(Dataset items)
○ ○ ○ ○
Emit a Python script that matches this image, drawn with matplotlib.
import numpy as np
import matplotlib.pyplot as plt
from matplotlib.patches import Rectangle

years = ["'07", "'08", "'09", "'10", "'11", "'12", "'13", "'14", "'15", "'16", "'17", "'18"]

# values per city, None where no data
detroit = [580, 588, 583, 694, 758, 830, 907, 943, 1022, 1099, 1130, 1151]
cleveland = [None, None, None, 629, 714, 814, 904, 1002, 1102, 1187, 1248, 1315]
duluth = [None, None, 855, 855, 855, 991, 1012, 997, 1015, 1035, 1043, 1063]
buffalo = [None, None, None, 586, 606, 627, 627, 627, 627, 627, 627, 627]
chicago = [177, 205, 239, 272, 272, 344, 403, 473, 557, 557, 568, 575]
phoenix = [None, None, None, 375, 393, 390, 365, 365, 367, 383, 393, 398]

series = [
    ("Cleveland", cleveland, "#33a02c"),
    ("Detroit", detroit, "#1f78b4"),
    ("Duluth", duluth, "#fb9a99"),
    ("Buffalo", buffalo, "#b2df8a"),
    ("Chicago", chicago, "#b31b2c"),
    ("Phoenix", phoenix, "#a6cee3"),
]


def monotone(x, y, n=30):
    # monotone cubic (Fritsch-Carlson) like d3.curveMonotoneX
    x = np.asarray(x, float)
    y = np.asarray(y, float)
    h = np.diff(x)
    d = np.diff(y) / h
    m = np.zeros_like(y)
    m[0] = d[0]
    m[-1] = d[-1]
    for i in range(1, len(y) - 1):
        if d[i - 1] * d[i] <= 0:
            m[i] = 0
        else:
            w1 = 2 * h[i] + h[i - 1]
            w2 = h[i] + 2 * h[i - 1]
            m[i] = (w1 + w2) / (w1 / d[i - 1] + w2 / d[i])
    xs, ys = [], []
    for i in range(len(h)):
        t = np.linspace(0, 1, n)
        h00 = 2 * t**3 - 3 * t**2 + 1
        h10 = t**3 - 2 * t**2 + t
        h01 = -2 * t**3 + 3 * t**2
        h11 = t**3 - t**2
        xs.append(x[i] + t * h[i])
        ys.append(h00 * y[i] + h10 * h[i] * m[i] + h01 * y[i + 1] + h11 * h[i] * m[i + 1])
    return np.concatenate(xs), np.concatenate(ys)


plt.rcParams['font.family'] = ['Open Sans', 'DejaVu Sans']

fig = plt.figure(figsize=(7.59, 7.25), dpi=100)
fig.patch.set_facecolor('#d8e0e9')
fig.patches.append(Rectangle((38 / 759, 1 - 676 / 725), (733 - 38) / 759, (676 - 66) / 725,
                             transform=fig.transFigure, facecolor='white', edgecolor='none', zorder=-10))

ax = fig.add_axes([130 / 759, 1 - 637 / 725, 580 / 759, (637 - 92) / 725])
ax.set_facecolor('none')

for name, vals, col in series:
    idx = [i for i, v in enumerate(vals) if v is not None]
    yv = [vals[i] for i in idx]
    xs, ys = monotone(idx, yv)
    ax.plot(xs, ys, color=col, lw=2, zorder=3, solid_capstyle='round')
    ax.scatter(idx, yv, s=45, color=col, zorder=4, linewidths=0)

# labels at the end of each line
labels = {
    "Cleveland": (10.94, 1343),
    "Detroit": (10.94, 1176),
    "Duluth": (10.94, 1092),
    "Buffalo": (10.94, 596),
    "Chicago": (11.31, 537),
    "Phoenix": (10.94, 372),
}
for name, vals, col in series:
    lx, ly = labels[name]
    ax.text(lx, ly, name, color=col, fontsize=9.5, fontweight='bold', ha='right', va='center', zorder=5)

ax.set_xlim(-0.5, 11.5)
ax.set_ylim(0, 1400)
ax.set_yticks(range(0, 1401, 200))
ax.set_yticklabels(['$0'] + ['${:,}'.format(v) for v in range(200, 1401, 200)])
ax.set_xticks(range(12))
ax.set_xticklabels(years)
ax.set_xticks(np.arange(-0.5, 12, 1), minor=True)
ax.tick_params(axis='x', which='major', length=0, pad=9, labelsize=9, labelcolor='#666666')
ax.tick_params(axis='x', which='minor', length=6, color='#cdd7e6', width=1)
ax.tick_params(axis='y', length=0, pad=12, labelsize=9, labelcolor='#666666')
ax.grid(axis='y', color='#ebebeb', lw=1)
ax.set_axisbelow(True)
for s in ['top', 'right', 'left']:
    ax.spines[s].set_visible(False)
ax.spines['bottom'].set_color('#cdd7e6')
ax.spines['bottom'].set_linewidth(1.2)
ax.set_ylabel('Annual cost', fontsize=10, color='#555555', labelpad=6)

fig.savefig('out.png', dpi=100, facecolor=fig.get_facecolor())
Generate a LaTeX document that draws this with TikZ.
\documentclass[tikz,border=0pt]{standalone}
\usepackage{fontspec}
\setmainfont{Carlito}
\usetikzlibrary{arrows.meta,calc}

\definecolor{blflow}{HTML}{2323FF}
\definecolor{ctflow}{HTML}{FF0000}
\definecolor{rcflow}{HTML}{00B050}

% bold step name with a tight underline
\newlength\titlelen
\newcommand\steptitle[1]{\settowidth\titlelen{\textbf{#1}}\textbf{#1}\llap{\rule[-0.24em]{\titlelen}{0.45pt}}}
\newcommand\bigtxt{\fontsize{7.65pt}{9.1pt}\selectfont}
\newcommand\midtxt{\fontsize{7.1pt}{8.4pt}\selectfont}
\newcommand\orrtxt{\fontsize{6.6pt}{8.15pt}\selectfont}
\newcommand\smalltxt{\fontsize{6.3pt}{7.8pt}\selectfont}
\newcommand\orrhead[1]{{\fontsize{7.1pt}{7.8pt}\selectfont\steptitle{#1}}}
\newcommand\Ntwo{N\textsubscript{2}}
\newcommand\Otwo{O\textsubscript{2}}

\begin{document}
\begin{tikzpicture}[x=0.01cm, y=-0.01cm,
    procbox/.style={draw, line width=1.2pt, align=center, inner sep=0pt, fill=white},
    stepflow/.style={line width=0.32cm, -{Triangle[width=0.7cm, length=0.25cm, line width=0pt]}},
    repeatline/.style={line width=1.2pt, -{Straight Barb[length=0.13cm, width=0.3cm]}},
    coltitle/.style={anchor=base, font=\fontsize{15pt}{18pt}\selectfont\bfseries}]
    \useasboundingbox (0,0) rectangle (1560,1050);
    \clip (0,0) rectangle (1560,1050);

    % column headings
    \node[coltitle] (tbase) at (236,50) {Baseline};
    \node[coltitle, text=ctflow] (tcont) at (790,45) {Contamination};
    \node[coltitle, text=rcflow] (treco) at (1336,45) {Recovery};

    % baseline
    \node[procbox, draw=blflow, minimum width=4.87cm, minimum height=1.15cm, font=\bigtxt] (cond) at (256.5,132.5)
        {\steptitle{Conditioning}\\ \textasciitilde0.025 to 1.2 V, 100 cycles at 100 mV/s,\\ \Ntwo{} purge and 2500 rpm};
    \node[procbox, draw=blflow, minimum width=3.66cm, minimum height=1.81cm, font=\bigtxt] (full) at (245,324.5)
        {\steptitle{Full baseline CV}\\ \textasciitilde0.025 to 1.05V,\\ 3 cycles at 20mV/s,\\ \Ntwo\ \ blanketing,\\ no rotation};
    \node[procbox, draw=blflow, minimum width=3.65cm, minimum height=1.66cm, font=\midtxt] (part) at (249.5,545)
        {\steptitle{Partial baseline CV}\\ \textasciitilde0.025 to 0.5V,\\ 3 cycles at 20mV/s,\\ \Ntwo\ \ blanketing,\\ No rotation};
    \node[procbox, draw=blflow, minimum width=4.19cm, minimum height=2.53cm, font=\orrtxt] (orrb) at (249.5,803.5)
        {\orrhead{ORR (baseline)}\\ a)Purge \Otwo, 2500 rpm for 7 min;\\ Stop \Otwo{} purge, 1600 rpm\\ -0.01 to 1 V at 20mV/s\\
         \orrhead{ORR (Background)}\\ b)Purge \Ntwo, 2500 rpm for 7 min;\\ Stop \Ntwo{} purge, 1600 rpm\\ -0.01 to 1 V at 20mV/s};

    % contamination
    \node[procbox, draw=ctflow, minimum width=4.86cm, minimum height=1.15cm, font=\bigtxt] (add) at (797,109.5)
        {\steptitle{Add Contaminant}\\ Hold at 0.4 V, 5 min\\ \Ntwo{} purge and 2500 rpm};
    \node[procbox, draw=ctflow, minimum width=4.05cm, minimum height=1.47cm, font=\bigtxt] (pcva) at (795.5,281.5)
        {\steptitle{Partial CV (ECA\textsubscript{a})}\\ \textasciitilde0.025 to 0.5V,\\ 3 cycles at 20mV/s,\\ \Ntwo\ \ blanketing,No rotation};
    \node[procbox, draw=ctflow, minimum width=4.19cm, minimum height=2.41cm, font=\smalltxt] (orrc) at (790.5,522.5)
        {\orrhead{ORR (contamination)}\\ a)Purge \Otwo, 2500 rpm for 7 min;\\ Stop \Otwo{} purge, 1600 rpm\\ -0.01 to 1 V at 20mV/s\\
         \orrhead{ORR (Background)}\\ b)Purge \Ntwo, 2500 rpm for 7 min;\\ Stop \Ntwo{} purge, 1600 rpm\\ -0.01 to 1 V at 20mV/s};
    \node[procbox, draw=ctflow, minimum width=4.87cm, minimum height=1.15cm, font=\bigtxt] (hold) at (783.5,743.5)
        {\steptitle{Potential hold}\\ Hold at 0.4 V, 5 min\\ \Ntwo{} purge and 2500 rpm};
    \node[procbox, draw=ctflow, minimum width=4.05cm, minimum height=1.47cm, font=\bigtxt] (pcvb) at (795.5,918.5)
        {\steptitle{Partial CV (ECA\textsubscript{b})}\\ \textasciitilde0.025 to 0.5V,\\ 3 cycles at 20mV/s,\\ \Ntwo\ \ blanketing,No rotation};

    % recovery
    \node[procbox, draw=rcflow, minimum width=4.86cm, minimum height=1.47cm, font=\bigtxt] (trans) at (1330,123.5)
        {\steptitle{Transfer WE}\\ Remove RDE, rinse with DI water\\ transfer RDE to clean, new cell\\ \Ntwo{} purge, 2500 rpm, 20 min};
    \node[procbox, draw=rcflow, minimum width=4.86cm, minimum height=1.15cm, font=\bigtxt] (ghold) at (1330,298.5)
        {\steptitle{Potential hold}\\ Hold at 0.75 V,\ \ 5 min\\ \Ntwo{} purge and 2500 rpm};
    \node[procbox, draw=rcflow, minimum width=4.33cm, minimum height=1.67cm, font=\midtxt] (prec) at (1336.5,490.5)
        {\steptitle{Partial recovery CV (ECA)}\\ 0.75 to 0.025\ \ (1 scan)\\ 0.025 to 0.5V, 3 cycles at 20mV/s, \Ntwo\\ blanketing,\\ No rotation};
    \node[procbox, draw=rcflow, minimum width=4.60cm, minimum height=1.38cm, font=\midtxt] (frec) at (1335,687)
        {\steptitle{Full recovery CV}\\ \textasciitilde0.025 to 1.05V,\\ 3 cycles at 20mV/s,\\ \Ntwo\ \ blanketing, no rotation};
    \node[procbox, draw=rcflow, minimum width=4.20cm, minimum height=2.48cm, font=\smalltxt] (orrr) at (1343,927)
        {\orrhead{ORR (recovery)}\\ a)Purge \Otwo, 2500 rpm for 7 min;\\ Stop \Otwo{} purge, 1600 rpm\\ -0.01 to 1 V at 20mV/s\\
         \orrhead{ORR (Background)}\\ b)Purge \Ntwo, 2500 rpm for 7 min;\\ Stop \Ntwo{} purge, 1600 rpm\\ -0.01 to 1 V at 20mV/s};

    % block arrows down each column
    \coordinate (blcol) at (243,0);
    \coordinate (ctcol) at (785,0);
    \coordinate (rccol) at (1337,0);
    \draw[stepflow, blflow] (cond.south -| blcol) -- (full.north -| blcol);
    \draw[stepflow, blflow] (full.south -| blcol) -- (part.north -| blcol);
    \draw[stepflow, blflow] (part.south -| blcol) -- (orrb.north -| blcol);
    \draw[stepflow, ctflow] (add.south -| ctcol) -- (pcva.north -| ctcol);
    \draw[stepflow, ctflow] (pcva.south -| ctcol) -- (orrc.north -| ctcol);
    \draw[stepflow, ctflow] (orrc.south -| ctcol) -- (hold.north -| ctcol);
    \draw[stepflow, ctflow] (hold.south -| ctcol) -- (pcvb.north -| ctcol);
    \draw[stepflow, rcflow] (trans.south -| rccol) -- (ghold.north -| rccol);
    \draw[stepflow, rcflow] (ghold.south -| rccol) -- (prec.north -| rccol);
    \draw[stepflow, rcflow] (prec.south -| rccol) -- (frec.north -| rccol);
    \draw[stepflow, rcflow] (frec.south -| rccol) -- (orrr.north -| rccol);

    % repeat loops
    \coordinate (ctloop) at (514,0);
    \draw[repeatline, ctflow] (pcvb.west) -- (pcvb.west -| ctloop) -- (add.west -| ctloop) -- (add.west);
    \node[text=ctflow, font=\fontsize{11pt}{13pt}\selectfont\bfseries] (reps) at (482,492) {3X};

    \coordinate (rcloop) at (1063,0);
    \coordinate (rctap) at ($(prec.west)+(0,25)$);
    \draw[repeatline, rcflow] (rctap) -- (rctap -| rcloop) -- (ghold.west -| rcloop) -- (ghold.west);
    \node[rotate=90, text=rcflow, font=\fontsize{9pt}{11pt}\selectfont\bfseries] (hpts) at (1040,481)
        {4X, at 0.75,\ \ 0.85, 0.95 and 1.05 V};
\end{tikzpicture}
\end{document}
○ ○ ○ ○
* TASK INSTRUCTIONS:
Each line that holds the word "with" is to be copied.

* CORRECT ANSWER:
Emit a Python script that matches this image, drawn with matplotlib.
Generate a LaTeX document that draws this with TikZ.
% bold step name with a tight underline
        {\steptitle{Transfer WE}\\ Remove RDE, rinse with DI water\\ transfer RDE to clean, new cell\\ \Ntwo{} purge, 2500 rpm, 20 min};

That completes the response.